So here’s the official summary:
A biting satire about a young man’s isolated upbringing and the race trial that sends him to the Supreme Court, The Sellout showcases a comic genius at the top of his game. Born in Dickens on the southern outskirts of Los Angeles, the narrator of The Sellout spent his childhood as the subject in his father’s racially charged psychological studies. He is told that his father’s work will lead to a memoir that will solve their financial woes. But when his father is killed in a drive-by shooting, he discovers there never was a memoir. All that’s left is a bill for a drive-through funeral. What’s more, Dickens has literally been wiped off the map to save California from further embarrassment. Fuelled by despair, the narrator sets out to right this wrong with the most outrageous action conceivable: reinstating slavery and segregating the local high school, which lands him in the Supreme Court.
Turned down by 18 British publishers before being picked up by the tiny independent press Oneworld, Paul Beatty’s The Sellout (Man Booker 2016, National Book Critics Circle Award 2016) is a dense book best read on an e-reader with easy and constant access to Wikipedia or the whole of Google.
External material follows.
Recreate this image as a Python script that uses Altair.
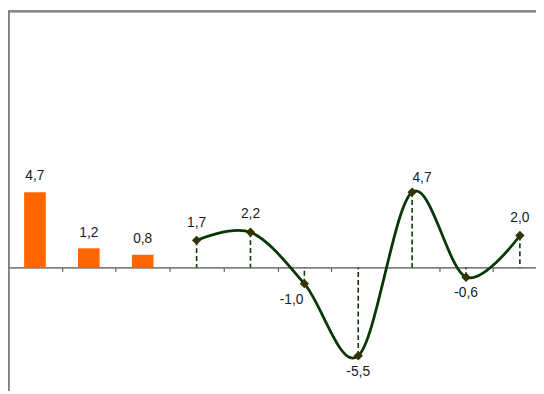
import altair as alt
import pandas as pd

# ---- data ----
categories = ["1", "2", "3", "4", "5", "6", "7", "8", "9", "10"]
bar_categories = ["1", "2", "3"]
bar_values = [4.7, 1.2, 0.8]
line_categories = ["4", "5", "6", "7", "8", "9", "10"]
line_values = [1.7, 2.2, -1.0, -5.5, 4.7, -0.6, 2.0]


def fmt(v):
    return f"{v:.1f}".replace(".", ",")


cat_index = {c: i for i, c in enumerate(categories)}
bars_df = pd.DataFrame({"cat": bar_categories, "idx": [cat_index[c] for c in bar_categories],
                        "v": bar_values, "label": [fmt(v) for v in bar_values]})
line_df = pd.DataFrame({"cat": line_categories, "idx": [cat_index[c] for c in line_categories],
                        "v": line_values, "label": [fmt(v) for v in line_values]})
# category boundaries for the axis ticks
boundaries = [i - 0.5 for i in range(len(categories) + 1)]

W, H = 536, 386          # visible plot area (the original chart is cropped on the right/bottom)
STEP = 54.7              # pixel width of one category
FONT = "Liberation Sans"
TXT = "#1a1a1a"
GREEN = "#063806"

X = alt.X(
    "idx:Q",
    scale=alt.Scale(domain=[-0.5, -0.5 + W / STEP], nice=False, zero=False, padding=0),
    axis=alt.Axis(values=boundaries, labels=False, title=None, grid=False,
                  domainColor="#808080", domainWidth=2, tickColor="#333333",
                  tickSize=4, tickWidth=1, offset=-(H - 260.4)),
)
Y = alt.Y("v:Q", scale=alt.Scale(domain=[-7.7, 16], nice=False, zero=False, padding=0),
          axis=None)

frame_left = alt.Chart(bars_df).mark_rule(color="#808080", strokeWidth=2).encode(
    x=alt.value(0.5), y=alt.value(0), y2=alt.value(H))
frame_top = alt.Chart(bars_df).mark_rule(color="#808080", strokeWidth=2).encode(
    y=alt.value(0.5), x=alt.value(0), x2=alt.value(W))

bars = alt.Chart(bars_df).mark_bar(color="#FF6600", width=22).encode(x=X, y=Y, y2=alt.datum(0))

drops = alt.Chart(line_df).mark_rule(color=GREEN, strokeWidth=1.6, strokeDash=[5, 3]).encode(
    x=X, y=Y, y2=alt.datum(0))

line = alt.Chart(line_df).mark_line(color=GREEN, strokeWidth=2.8, interpolate="cardinal").encode(
    x=X, y=Y)

pts = alt.Chart(line_df).mark_point(shape="diamond", filled=True, size=90, color="#333300",
                                    opacity=1).encode(x=X, y=Y)

text_style = dict(font=FONT, fontSize=14, color=TXT, baseline="alphabetic")

bar_text = alt.Chart(bars_df).mark_text(dy=-12, **text_style).encode(x=X, y=Y, text="label:N")
pos_text = alt.Chart(line_df).transform_filter("datum.v >= 0 && datum.v < 4").mark_text(
    dy=-14, **text_style).encode(x=X, y=Y, text="label:N")
peak_text = alt.Chart(line_df).transform_filter("datum.v >= 4").mark_text(
    dy=-10, dx=10, **text_style).encode(x=X, y=Y, text="label:N")
neg_text = alt.Chart(line_df).transform_filter("datum.v < 0 && datum.v != -1").mark_text(
    dy=20, **text_style).encode(x=X, y=Y, text="label:N")
left_text = alt.Chart(line_df).transform_filter("datum.v == -1").mark_text(
    dy=21, dx=-13, **text_style).encode(x=X, y=Y, text="label:N")

chart = alt.layer(
    frame_left, frame_top, bars, drops, line, pts,
    bar_text, pos_text, peak_text, neg_text, left_text
).properties(
    width=W, height=H, autosize=alt.AutoSizeParams(type="none"), padding=0,
    background="white"
).configure_view(stroke=None)

chart.save("out.html", embed_options={"renderer": "svg", "actions": False})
There are way too many cultural and historical references – court cases (Plessy vs. Ferguson), films (The Little Rascals), famous people (Booker T. Washington), landmarks (Washington Monument), etc.
Post-#BlackLivesMatter, there has been some notable non-fiction that fully or partly raises the issue of race in America, for example, Ta-Nehisi Coates’ Between the World and Me (a letter to his son about being black in the country) and Teju Cole’s Known and Strange Things (where he exposes what he calls “The White-Savior Industrial Complex”). Somewhat bitter and somewhat bleak, such expressions have been received with both sympathy and suspicion.
Beatty’s award-winning novel is a timely release that looks at the subject of the African-American identity in an explosively unconventional manner. Portions of it are laugh-aloud funny, others just epic in their sadness. The book simultaneously seemed like an extended, irreverent rap song and an emphatic and indignant protest march. Unfortunately, many will find it too demanding and keep it away. But there’s a lot to learn and think about – if you can stay and stick with it till the end.
I will not explain the plot or utter spoilers but share a few lines that I found memorable and thought-provoking:
- This may be hard to believe, coming from a black man, but I’ve never stolen anything.
- I understand now that the only time black people don’t feel guilty is when we’ve actually done something wrong, because that relieves us of the cognitive dissonance of being black and innocent, and in a way the prospect of going to jail becomes a relief.
- “When a white bitch got problems, she’s a damsel in distress! When a black bitch got problems, she’s a welfare cheat and a burden on society. How come you never see any black damsels?…”
- The problem is that we don’t know whether integration is a natural or an unnatural state. Is integration, forced or otherwise, social entropy or social order?
- I’m a farmer, and farmers are natural segregationists. We separate the wheat from the chaff. I’m not Rudofl Hess, P. W. Botha, Capitol Records, or present-day U.S. of A. Those m———— segregate because they want to hold on to power. I’m a farmer: we segregate in an effort to give every tree, every plant, every poor Mexican, every poor n—–, a chance for equal access to sunlight and water; we make sure every living organism has room to breathe.